▶ **EXERCISE**
Pull out every line in the data that has the string "diagram" in it.

--

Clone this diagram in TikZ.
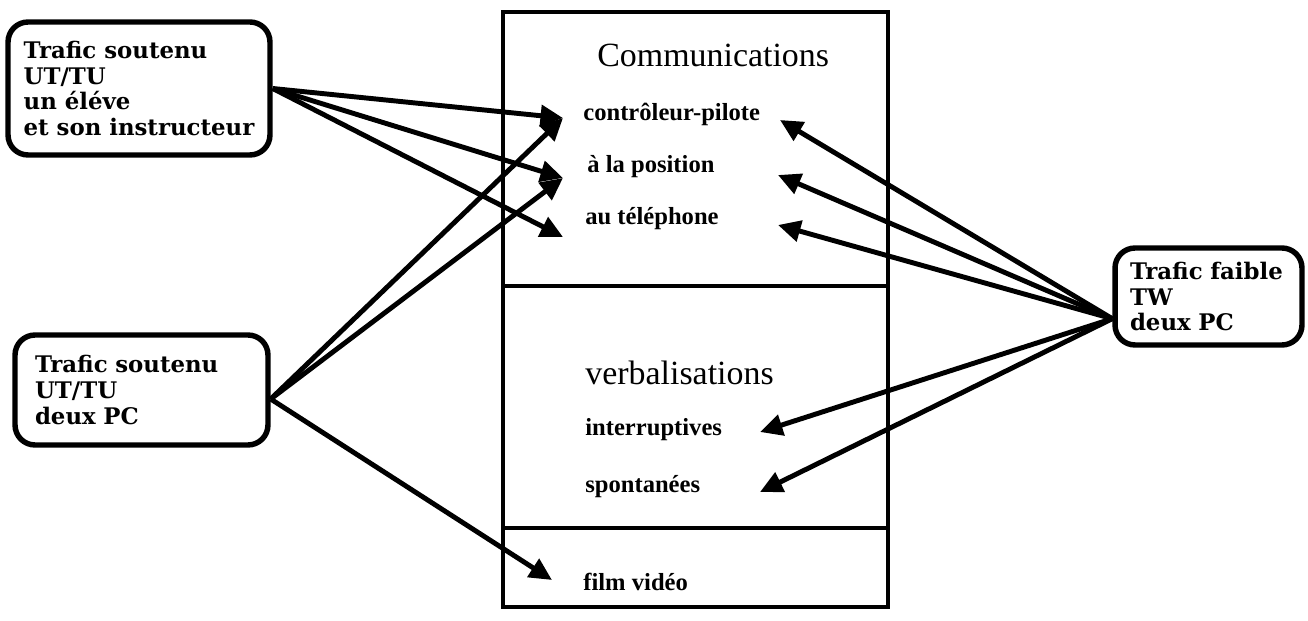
\documentclass[tikz,border=0pt]{standalone}
\usepackage{fontspec}
\setmainfont{Liberation Serif}
\newfontfamily\boxfont{DejaVu Serif}
\usetikzlibrary{arrows.meta}
\tikzset{
  trafic/.style={draw, line width=3.1pt, rounded corners=0.4cm, align=left, inner ysep=0pt,
    font=\boxfont\bfseries\fontsize{13}{14.7}\selectfont},
  titre/.style={anchor=base west, inner sep=0pt, font=\fontsize{19.3}{22}\selectfont},
  item/.style={anchor=base west, inner sep=0pt, font=\bfseries\fontsize{14}{16}\selectfont},
  fleche/.style={line width=2.8pt, -{Triangle[length=0.45cm,width=0.42cm]}}
}
\begin{document}
\begin{tikzpicture}[x=0.02cm,y=-0.02cm]
                \useasboundingbox (0,0) rectangle (1308,621);
                \draw [line width=2.6pt] (503,12) rectangle (888,607);
                \draw [line width=2.6pt] (503,286) -- (888,286);
                \draw [line width=2.6pt] (503,528) -- (888,528);
                \node [titre] (com) at (597,67) {Communications};
                \node [item] (cp) at (583,121) {contrôleur-pilote};
                \node [item] (pos) at (587,173) {à la position};
                \node [item] (tel) at (585,225) {au téléphone};
                \node [titre] (verb) at (585,384) {verbalisations};
                \node [item] (int) at (585,435) {interruptives};
                \node [item] (spo) at (585,492) {spontanées};
                \node [item] (film) at (583,590) {film vidéo};
                \node [trafic, minimum width=5.24cm, minimum height=2.66cm] (tl) at (139,88.5)
                    {Trafic soutenu\\UT/TU\\un éléve\\et son instructeur};
                \node [trafic, inner xsep=0.4cm, text width=4.26cm, minimum height=2.2cm] (bl) at (141.5,390)
                    {Trafic soutenu\\UT/TU\\deux PC};
                \node [trafic, inner xsep=0.3cm, text width=3.14cm, minimum height=1.94cm] (tw) at (1208.5,296.5)
                    {Trafic faible\\TW\\deux PC};
                \coordinate (cpL) at (563,118);
                \coordinate (posL) at (563,178);
                \coordinate (telL) at (563,237);
                \coordinate (filmL) at (552,580);
                \coordinate (cpR) at (780,120);
                \coordinate (posR) at (778,175);
                \coordinate (telR) at (778,225);
                \coordinate (intR) at (760,432);
                \coordinate (spoR) at (760,492);
                \draw [fleche] (tl.east) -- (cpL);
                \draw [fleche] (tl.east) -- (posL);
                \draw [fleche] (tl.east) -- (telL);
                \draw [fleche] (bl.-4.5) -- (cpL);
                \draw [fleche] (bl.-4.5) -- (posL);
                \draw [fleche] (bl.-4.5) -- (filmL);
                \draw [fleche] (tw.193) -- (cpR);
                \draw [fleche] (tw.193) -- (posR);
                \draw [fleche] (tw.193) -- (telR);
                \draw [fleche] (tw.193) -- (intR);
                \draw [fleche] (tw.193) -- (spoR);
            \end{tikzpicture}
\end{document}
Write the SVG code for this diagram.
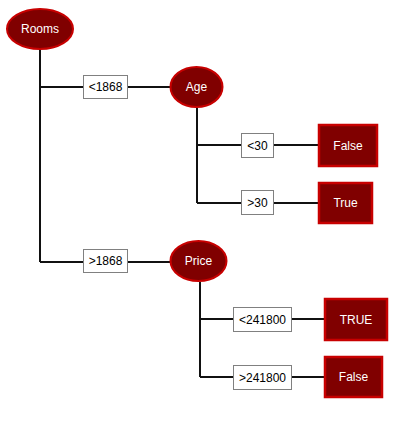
<svg xmlns="http://www.w3.org/2000/svg" width="417" height="430" viewBox="0 0 417 430">
<style>
.ell{fill:#800000;stroke:#c80000;stroke-width:2}
.leaf{fill:#800000;stroke:#c80000;stroke-width:2.5}
.lbl{fill:#fff;stroke:#808080;stroke-width:1}
.wt{font-family:"Liberation Sans",Arial,sans-serif;font-size:12px;fill:#fff;text-anchor:middle;dominant-baseline:central}
.bt{font-family:"Liberation Sans",Arial,sans-serif;font-size:12px;fill:#000;text-anchor:middle;dominant-baseline:central}
.ln{stroke:#111;stroke-width:2;fill:none}
</style>
<rect width="417" height="430" fill="#fff"/>
<g id="connectors">
<path class="ln" d="M40,50V262M40,87H83M128,87H171M40,262H83M128,262H170"/>
<path class="ln" d="M197,108V203M197,145H241M274,145H318M197,203H241M274,203H318"/>
<path class="ln" d="M200,282V377M200,319H233M292,319H324M200,377H233M292,377H324"/>
</g>
<g id="rooms"><ellipse class="ell" cx="40" cy="29" rx="33" ry="20"/><text class="wt" x="40" y="29">Rooms</text></g>
<g id="lbl-lt1868"><rect class="lbl" x="83.5" y="75.5" width="44" height="23"/><text class="bt" x="105.5" y="87">&lt;1868</text></g>
<g id="lbl-gt1868"><rect class="lbl" x="83.5" y="249.5" width="44" height="23"/><text class="bt" x="105.5" y="261">&gt;1868</text></g>
<g id="age"><ellipse class="ell" cx="196.5" cy="87" rx="26" ry="20"/><text class="wt" x="196.5" y="87">Age</text></g>
<g id="price"><ellipse class="ell" cx="198.5" cy="261" rx="28" ry="20"/><text class="wt" x="198.5" y="261">Price</text></g>
<g id="lbl-lt30"><rect class="lbl" x="241.5" y="133.5" width="32" height="24"/><text class="bt" x="257.5" y="145.5">&lt;30</text></g>
<g id="lbl-gt30"><rect class="lbl" x="241.5" y="190.5" width="32" height="24"/><text class="bt" x="257.5" y="202.5">&gt;30</text></g>
<g id="false1"><rect class="leaf" x="319" y="125" width="58" height="41"/><text class="wt" x="348" y="145.5">False</text></g>
<g id="true1"><rect class="leaf" x="319" y="183" width="53" height="40"/><text class="wt" x="345.5" y="203">True</text></g>
<g id="lbl-lt241800"><rect class="lbl" x="233.5" y="307.5" width="58" height="24"/><text class="bt" x="262.5" y="319.5">&lt;241800</text></g>
<g id="lbl-gt241800"><rect class="lbl" x="233.5" y="365.5" width="58" height="24"/><text class="bt" x="262.5" y="377.5">&gt;241800</text></g>
<g id="true2"><rect class="leaf" x="325" y="299" width="62" height="41"/><text class="wt" x="356" y="319.5">TRUE</text></g>
<g id="false2"><rect class="leaf" x="325" y="357" width="57" height="40"/><text class="wt" x="353.5" y="377">False</text></g>
</svg>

--

▶ **SOLUTION**
Clone this diagram in TikZ.
Write the SVG code for this diagram.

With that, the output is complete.